■ Request ■
Below are records; please write out exactly the lines from the first line through the line containing "(busW) -- (busE);", with no pictures.

■ Data shown ■

◆ ◆ ◆ ◆ ◆

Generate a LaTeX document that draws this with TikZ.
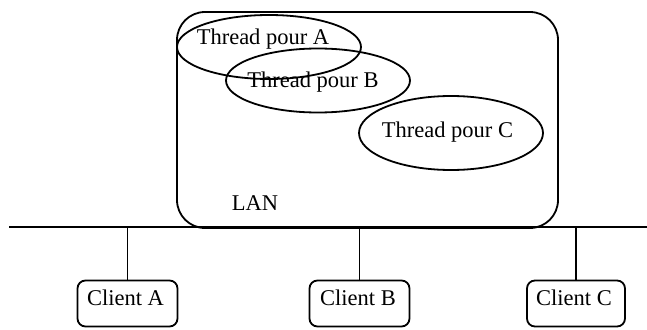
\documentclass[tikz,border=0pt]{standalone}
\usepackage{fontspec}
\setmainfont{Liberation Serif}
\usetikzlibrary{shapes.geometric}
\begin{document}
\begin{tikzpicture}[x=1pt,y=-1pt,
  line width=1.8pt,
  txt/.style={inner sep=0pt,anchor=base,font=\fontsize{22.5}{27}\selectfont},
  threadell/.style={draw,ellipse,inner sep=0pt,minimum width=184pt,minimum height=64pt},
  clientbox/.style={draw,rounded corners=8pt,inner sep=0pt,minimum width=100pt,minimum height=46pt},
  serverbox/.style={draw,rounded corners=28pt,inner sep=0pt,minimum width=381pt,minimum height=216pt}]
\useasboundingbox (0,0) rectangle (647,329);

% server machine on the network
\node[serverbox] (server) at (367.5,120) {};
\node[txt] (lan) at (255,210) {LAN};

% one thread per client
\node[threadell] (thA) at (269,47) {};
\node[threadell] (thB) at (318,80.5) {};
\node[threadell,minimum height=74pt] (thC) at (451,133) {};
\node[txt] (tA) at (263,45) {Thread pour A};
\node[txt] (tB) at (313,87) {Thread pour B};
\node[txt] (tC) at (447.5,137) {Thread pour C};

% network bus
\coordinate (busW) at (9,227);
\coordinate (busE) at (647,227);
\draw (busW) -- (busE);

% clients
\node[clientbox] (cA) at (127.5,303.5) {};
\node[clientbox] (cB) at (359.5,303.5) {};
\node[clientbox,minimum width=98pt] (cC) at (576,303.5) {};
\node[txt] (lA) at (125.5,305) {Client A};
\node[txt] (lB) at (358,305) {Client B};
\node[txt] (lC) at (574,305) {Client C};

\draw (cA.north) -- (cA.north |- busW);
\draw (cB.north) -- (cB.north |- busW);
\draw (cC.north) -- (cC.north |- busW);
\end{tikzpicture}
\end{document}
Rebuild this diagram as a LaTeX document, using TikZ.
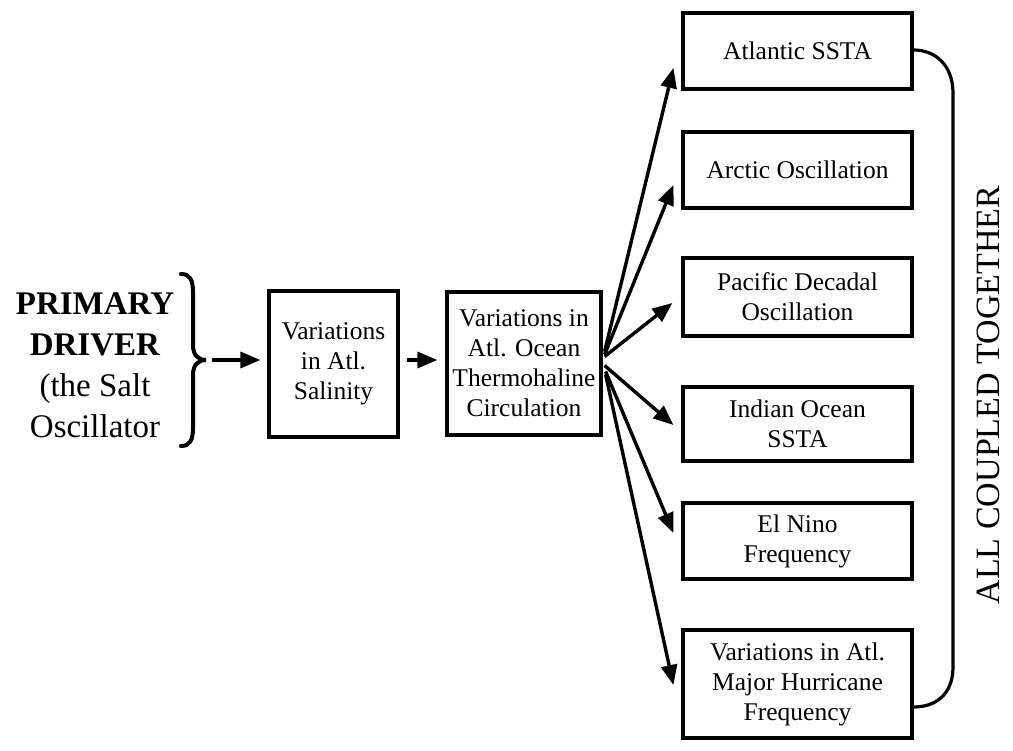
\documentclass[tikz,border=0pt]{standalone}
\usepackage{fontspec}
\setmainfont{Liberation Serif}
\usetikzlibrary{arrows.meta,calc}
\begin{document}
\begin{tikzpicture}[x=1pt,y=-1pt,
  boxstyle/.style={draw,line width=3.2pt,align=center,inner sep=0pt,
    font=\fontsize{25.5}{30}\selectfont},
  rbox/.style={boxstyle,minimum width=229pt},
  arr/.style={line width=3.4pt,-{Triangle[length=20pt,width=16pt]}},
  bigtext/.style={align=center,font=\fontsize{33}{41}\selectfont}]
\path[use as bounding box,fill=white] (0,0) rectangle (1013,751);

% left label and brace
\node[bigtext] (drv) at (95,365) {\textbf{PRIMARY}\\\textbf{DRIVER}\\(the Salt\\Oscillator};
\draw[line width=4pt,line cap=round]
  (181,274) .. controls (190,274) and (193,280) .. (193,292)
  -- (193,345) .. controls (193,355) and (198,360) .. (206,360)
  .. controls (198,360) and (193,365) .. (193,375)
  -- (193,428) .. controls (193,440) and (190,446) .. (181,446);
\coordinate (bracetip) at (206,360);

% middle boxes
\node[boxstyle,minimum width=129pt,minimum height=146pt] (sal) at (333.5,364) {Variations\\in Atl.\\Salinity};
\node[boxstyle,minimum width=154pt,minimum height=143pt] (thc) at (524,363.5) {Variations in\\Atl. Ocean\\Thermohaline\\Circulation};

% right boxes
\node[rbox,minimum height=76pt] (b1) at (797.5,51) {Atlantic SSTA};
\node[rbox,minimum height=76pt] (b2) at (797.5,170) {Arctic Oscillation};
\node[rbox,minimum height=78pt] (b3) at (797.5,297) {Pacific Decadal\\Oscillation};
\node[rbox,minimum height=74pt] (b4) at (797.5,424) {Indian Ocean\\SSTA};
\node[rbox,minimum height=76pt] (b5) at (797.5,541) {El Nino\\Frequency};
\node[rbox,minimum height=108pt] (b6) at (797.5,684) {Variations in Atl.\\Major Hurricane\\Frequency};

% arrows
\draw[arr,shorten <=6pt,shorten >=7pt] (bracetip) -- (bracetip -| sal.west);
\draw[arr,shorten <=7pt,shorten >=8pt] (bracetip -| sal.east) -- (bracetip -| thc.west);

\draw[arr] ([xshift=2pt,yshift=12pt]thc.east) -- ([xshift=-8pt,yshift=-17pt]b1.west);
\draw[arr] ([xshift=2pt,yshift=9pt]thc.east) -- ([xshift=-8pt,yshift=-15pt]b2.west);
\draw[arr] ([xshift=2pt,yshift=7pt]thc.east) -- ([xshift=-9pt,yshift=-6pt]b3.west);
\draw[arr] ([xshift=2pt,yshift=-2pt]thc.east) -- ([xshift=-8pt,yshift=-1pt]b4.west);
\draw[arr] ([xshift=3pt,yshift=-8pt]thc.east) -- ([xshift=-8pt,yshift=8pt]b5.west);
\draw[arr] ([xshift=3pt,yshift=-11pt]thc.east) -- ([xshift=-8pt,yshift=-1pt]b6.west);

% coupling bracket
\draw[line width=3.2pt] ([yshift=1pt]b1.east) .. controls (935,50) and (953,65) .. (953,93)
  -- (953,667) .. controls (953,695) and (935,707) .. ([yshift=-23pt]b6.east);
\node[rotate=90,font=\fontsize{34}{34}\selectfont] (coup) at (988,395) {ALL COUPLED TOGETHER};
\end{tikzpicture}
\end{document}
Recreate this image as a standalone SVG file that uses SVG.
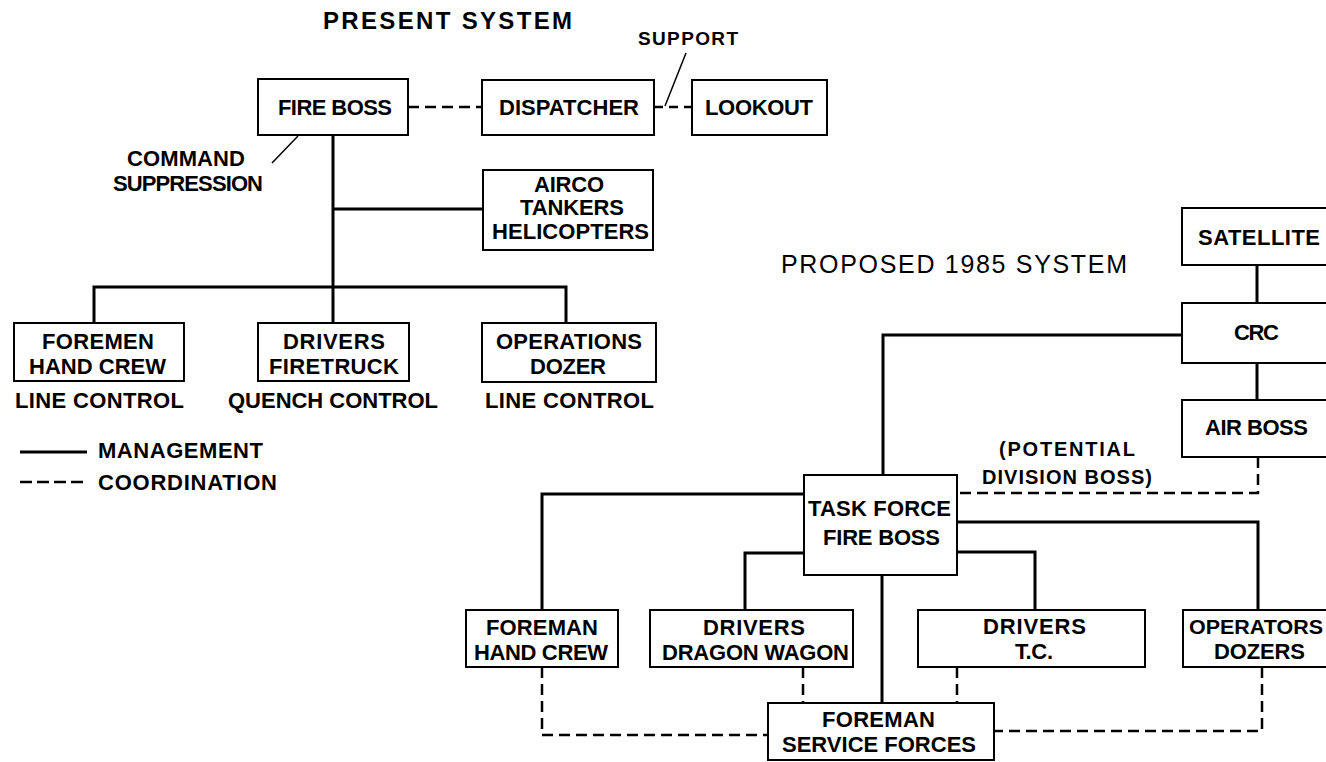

◆ ◆ ◆ ◆ ◆

■ Answer for the task ■
Generate a LaTeX document that draws this with TikZ.
\documentclass[tikz,border=0pt]{standalone}
\usepackage{fontspec}
\setmainfont{Liberation Serif}
\usetikzlibrary{shapes.geometric}
\begin{document}
\begin{tikzpicture}[x=1pt,y=-1pt,
  line width=1.8pt,
  txt/.style={inner sep=0pt,anchor=base,font=\fontsize{22.5}{27}\selectfont},
  threadell/.style={draw,ellipse,inner sep=0pt,minimum width=184pt,minimum height=64pt},
  clientbox/.style={draw,rounded corners=8pt,inner sep=0pt,minimum width=100pt,minimum height=46pt},
  serverbox/.style={draw,rounded corners=28pt,inner sep=0pt,minimum width=381pt,minimum height=216pt}]
\useasboundingbox (0,0) rectangle (647,329);

% server machine on the network
\node[serverbox] (server) at (367.5,120) {};
\node[txt] (lan) at (255,210) {LAN};

% one thread per client
\node[threadell] (thA) at (269,47) {};
\node[threadell] (thB) at (318,80.5) {};
\node[threadell,minimum height=74pt] (thC) at (451,133) {};
\node[txt] (tA) at (263,45) {Thread pour A};
\node[txt] (tB) at (313,87) {Thread pour B};
\node[txt] (tC) at (447.5,137) {Thread pour C};

% network bus
\coordinate (busW) at (9,227);
\coordinate (busE) at (647,227);
\draw (busW) -- (busE);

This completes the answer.